Work began on the first phase of the new hospital in 1984 and it was handed over in 1988. However, because of the bleak national economic situation, patients did not move into the new 291-bed accommodation until 1992.

Prof Davis Coakley, a former consultant at St James’s and professor of medical gerontology in TCD, who served on the St James’s board with Howie, remembers him as a man of “great natural dignity”, who was highly respected by all who worked with him.

“He was a very good listener and when faced with complex problems and conflicts he did his best to be fair to all those involved. He was warm and friendly and he was quick to see the humour in a situation but he could also be a strong adversary, most particularly if he perceived that the interests of St James’s Hospital were at stake.”

Commitment and vision

People were inspired by his commitment and vision, Coakley adds, and he was widely acknowledged as the principal driving force behind the success of the modern St James’s.

Prof Thomas Mitchell, who succeeded Howie as St James’s chairman, paid tribute in the 2002 annual report to his “tireless work for the hospital”, describing it as “an inspiring example of a generous civic spirit and of the importance of voluntarism to the effective working of our public services”.

Howie’s third-level career began at the University of St Andrew’s in Scotland, where he graduated with first-class honours in zoology and stayed on to complete his doctorate in the study of invertebrates at its Gatty Marine Laboratory. When he was offered an assistant lectureship in zoology at Trinity College in 1953, he told his wife, Maimie, who was expecting their first child, that she would like Dublin because “it’s warm”.

He was referring to the city's slightly more temperate climate than that of their native Edinburgh, where they both grew up as only children. They met at the age of 15 when their respective single-sex schools collaborated for a musical performance. Asked to link arms during a rendition of All We Like Sheep Have Gone Astray from Handel's Messiah, it was a pairing that was to be inseparable and mutually enriching over the next 75 years.

Registrar

The Howies expected to stay in Ireland for about three years but they loved it so much here, they never wanted to leave. Having been elected as a fellow of Trinity in 1964, he became registrar of the college, during which time he was at the centre of negotiations to merge Trinity with University College Dublin – an initiative that was launched in 1967 by the then education minister Donogh O’Malley.

While the two universities successfully resisted the political pressure to become one, Howie was closely involved in streamlining of some subjects during the 1970s, with veterinary science being offered exclusively in UCD, while dentistry and pharmacy were assimilated into Trinity.

He was narrowly defeated in the 1974 election of provost by Prof FSL Lyons, who then appointed him as the college’s 60th vice-provost for the next seven years. An associate professor of zoology, Howie headed the department of zoology from 1988 until he retired on September 30th, 1994.
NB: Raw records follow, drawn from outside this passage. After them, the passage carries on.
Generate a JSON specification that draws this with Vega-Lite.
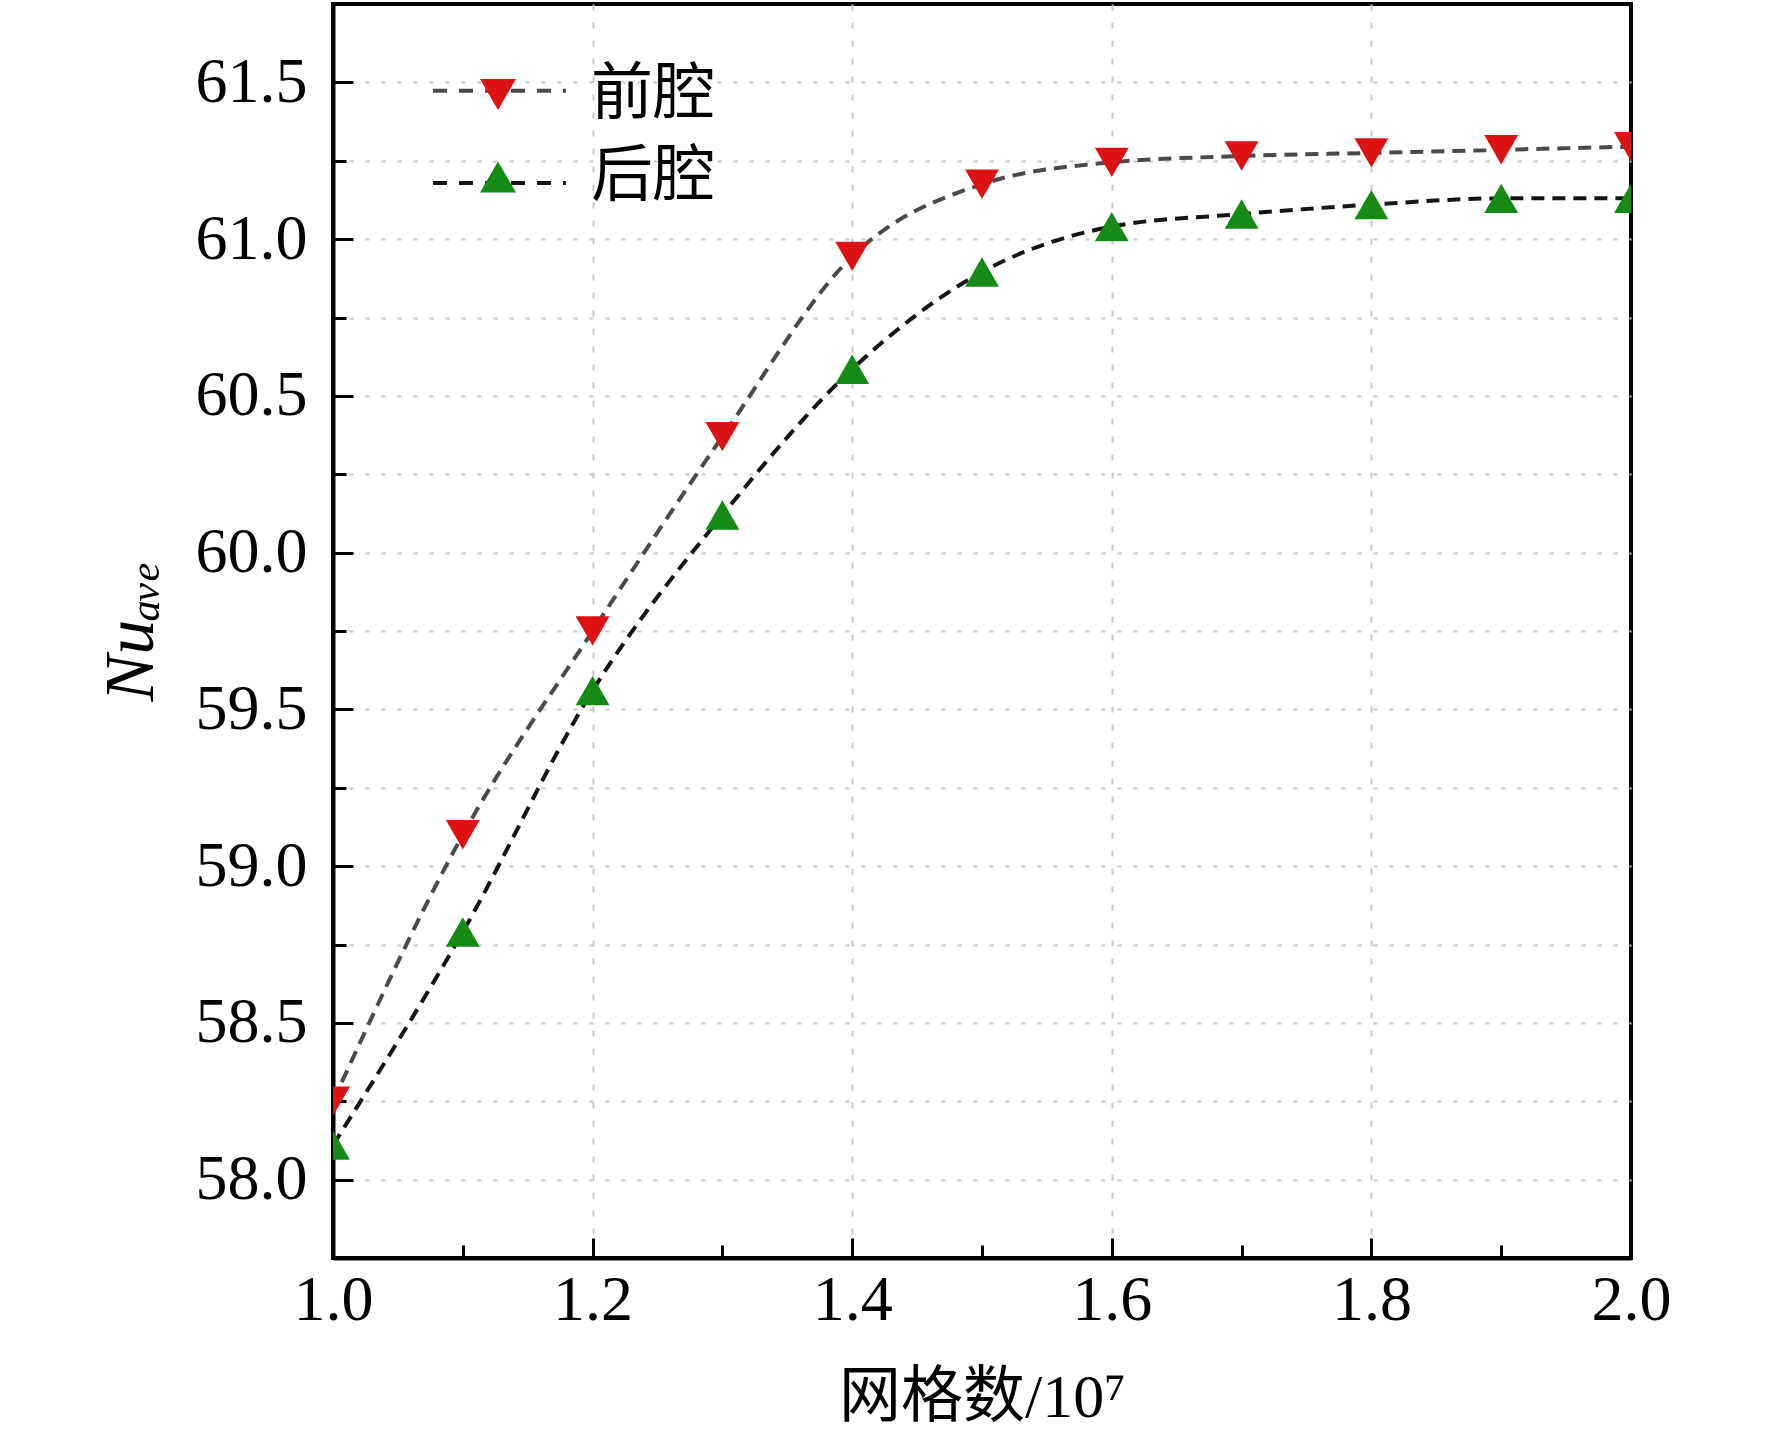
{
  "$schema": "https://vega.github.io/schema/vega-lite/v6.json",
  "width": 1298,
  "height": 1254,
  "autosize": "none",
  "padding": {"left": 333, "top": 4, "right": 141, "bottom": 185},
  "background": "white",
  "config": {
    "view": {"stroke": "black", "strokeWidth": 4},
    "axis": {
      "labelFont": "Liberation Serif",
      "labelFontSize": 64,
      "labelColor": "black",
      "titleColor": "black",
      "titleFontWeight": "normal",
      "domainColor": "black",
      "domainWidth": 4,
      "tickColor": "black",
      "tickWidth": 3
    }
  },
  "data": {
    "values": [
      {"n": 1.0, "nu": 58.25, "series": "前腔"},
      {"n": 1.1, "nu": 59.10, "series": "前腔"},
      {"n": 1.2, "nu": 59.75, "series": "前腔"},
      {"n": 1.3, "nu": 60.37, "series": "前腔"},
      {"n": 1.4, "nu": 60.945, "series": "前腔"},
      {"n": 1.5, "nu": 61.175, "series": "前腔"},
      {"n": 1.6, "nu": 61.245, "series": "前腔"},
      {"n": 1.7, "nu": 61.265, "series": "前腔"},
      {"n": 1.8, "nu": 61.275, "series": "前腔"},
      {"n": 1.9, "nu": 61.285, "series": "前腔"},
      {"n": 2.0, "nu": 61.295, "series": "前腔"},
      {"n": 1.0, "nu": 58.11, "series": "后腔"},
      {"n": 1.1, "nu": 58.79, "series": "后腔"},
      {"n": 1.2, "nu": 59.56, "series": "后腔"},
      {"n": 1.3, "nu": 60.12, "series": "后腔"},
      {"n": 1.4, "nu": 60.585, "series": "后腔"},
      {"n": 1.5, "nu": 60.895, "series": "后腔"},
      {"n": 1.6, "nu": 61.04, "series": "后腔"},
      {"n": 1.7, "nu": 61.08, "series": "后腔"},
      {"n": 1.8, "nu": 61.11, "series": "后腔"},
      {"n": 1.9, "nu": 61.13, "series": "后腔"},
      {"n": 2.0, "nu": 61.13, "series": "后腔"}
    ]
  },
  "layer": [
    {
      "mark": {"type": "point", "opacity": 0, "size": 1},
      "encoding": {
        "x": {
          "field": "n", "type": "quantitative",
          "scale": {"domain": [1.0, 2.0], "nice": false, "zero": false},
          "axis": {
            "orient": "bottom",
            "title": null,
            "values": [1.2, 1.4, 1.6, 1.8],
            "labels": false,
            "domain": false,
            "ticks": false,
            "grid": true,
            "gridColor": "#c8c8c8",
            "gridWidth": 2,
            "gridDash": [6, 12]
          }
        },
        "y": {
          "field": "nu", "type": "quantitative",
          "scale": {"domain": [57.75, 61.75], "nice": false, "zero": false},
          "axis": {
            "orient": "left",
            "title": null,
            "values": [58.0, 58.25, 58.5, 58.75, 59.0, 59.25, 59.5, 59.75, 60.0, 60.25, 60.5, 60.75, 61.0, 61.25, 61.5],
            "labels": false,
            "domain": false,
            "ticks": false,
            "grid": true,
            "gridColor": "#c8c8c8",
            "gridWidth": 2,
            "gridDash": [4, 12]
          }
        }
      }
    },
    {
      "mark": {"type": "line", "interpolate": "monotone", "strokeWidth": 4, "strokeDash": [13, 8], "clip": true},
      "encoding": {
        "x": {
          "field": "n", "type": "quantitative",
          "axis": {
            "orient": "bottom",
            "title": "网格数/10⁷",
            "titleFont": "Liberation Serif, Noto Sans CJK SC",
            "titleFontSize": 62,
            "titlePadding": 35,
            "values": [1.0, 1.2, 1.4, 1.6, 1.8, 2.0],
            "format": ".1f",
            "tickSize": -20,
            "labelPadding": 30,
            "labelFlush": false,
            "grid": false
          }
        },
        "y": {
          "field": "nu", "type": "quantitative",
          "axis": {
            "orient": "left",
            "title": "Nuₐᵥₑ",
            "titleFont": "Liberation Serif, DejaVu Serif",
            "titleFontSize": 70,
            "titleFontStyle": "italic",
            "titlePadding": 28,
            "values": [58.0, 58.5, 59.0, 59.5, 60.0, 60.5, 61.0, 61.5],
            "format": ".1f",
            "tickSize": -20,
            "labelPadding": 46,
            "labelFlush": false,
            "grid": false
          }
        },
        "color": {
          "field": "series", "type": "nominal",
          "scale": {"domain": ["前腔", "后腔"], "range": ["#4a4a4a", "#151515"]},
          "legend": {
            "orient": "none",
            "legendX": 98,
            "legendY": 54.7,
            "title": null,
            "padding": 0,
            "rowPadding": 28.3,
            "clipHeight": 64,
            "symbolType": "stroke",
            "symbolSize": 17689,
            "symbolStrokeWidth": 4,
            "symbolDash": [14, 12],
            "symbolStrokeColor": "#2a2a2a",
            "labelExpr": "''",
            "labelFontSize": 1,
            "labelOffset": 0,
            "zindex": 1
          }
        }
      }
    },
    {
      "mark": {"type": "point", "filled": true, "opacity": 1, "size": 1150, "strokeWidth": 0, "clip": true},
      "encoding": {
        "x": {
          "field": "n", "type": "quantitative",
          "axis": {
            "orient": "bottom",
            "title": null,
            "values": [1.1, 1.3, 1.5, 1.7, 1.9],
            "labels": false,
            "domain": false,
            "tickSize": -13,
            "grid": false
          }
        },
        "y": {
          "field": "nu", "type": "quantitative",
          "axis": {
            "orient": "left",
            "title": null,
            "values": [58.25, 58.75, 59.25, 59.75, 60.25, 60.75, 61.25],
            "labels": false,
            "domain": false,
            "tickSize": -13,
            "grid": false
          }
        },
        "shape": {
          "field": "series", "type": "nominal",
          "scale": {"range": ["triangle-down", "triangle-up"]},
          "legend": {
            "orient": "none",
            "legendX": 134,
            "legendY": 58.5,
            "title": null,
            "padding": 0,
            "rowPadding": 18.5,
            "clipHeight": 64,
            "symbolSize": 1296,
            "symbolStrokeWidth": 0,
            "labelOffset": 62,
            "labelFont": "Noto Sans CJK SC",
            "labelFontSize": 62,
            "labelColor": "black",
            "zindex": 2
          }
        },
        "fill": {
          "field": "series", "type": "nominal",
          "scale": {"range": ["#dd1313", "#158a15"]},
          "legend": {
            "orient": "none",
            "legendX": 134,
            "legendY": 58.5,
            "title": null,
            "padding": 0,
            "rowPadding": 18.5,
            "clipHeight": 64,
            "symbolSize": 1296,
            "symbolStrokeWidth": 0,
            "labelOffset": 62,
            "labelFont": "Noto Sans CJK SC",
            "labelFontSize": 62,
            "labelColor": "black",
            "zindex": 2
          }
        }
      }
    }
  ],
  "resolve": {"axis": {"x": "independent", "y": "independent"}}
}
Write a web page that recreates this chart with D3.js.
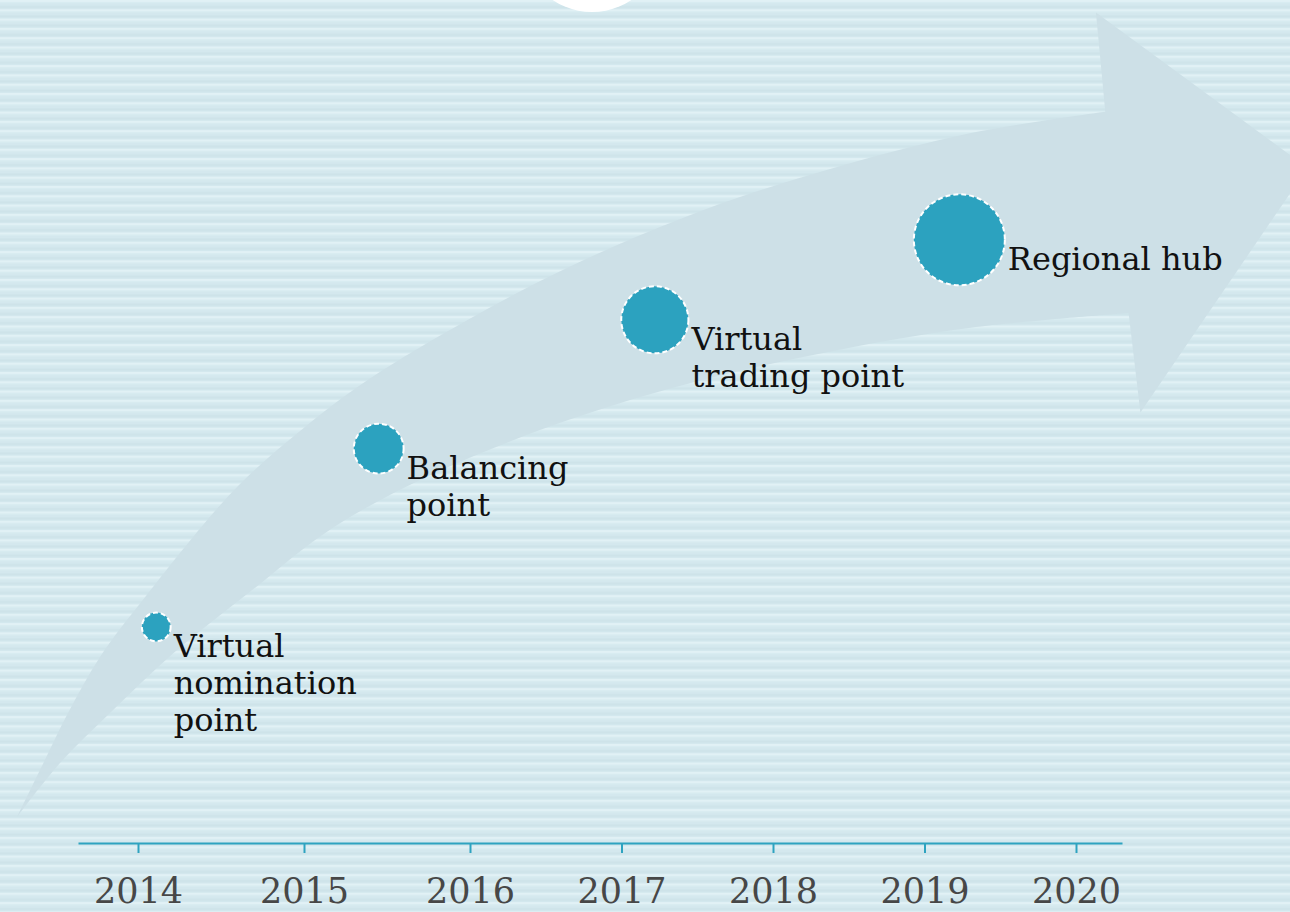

“His shrewdness, always touched with warm humanity, was ideal for running a large institution,” said Presbyterian minister Rev Denis Campbell in a tribute at his funeral. “He was a good team player and could negotiate his way around difficulties and obstacles, always with goodwill.”

His wide span of recreational interests, ranging from overseas travel, fly-fishing and golf, being a long-time member of Carrickmines Golf Club, to cricket, membership of the MCC at Lord’s, rugby and art, reflected his joyful embrace of life, at the centre of which was always his family.

Honorary degree

At the awarding of an honorary degree to Howie in Trinity in 1998, Prof John Luce’s citation outlined his achievements within the college before going on to talk about the “even loftier monument to his endeavours” being the extended St James’s Hospital complex, adding: “It was his sweat, and his tears, that won most of the victories.”

Ian Howie is survived by his wife Maimie, daughters Tricia and Lorna, five grandchildren, Dawn, Clare, David, Stuart and Mark, and four great-grandchildren, Joanne, Camilla, James and Eva.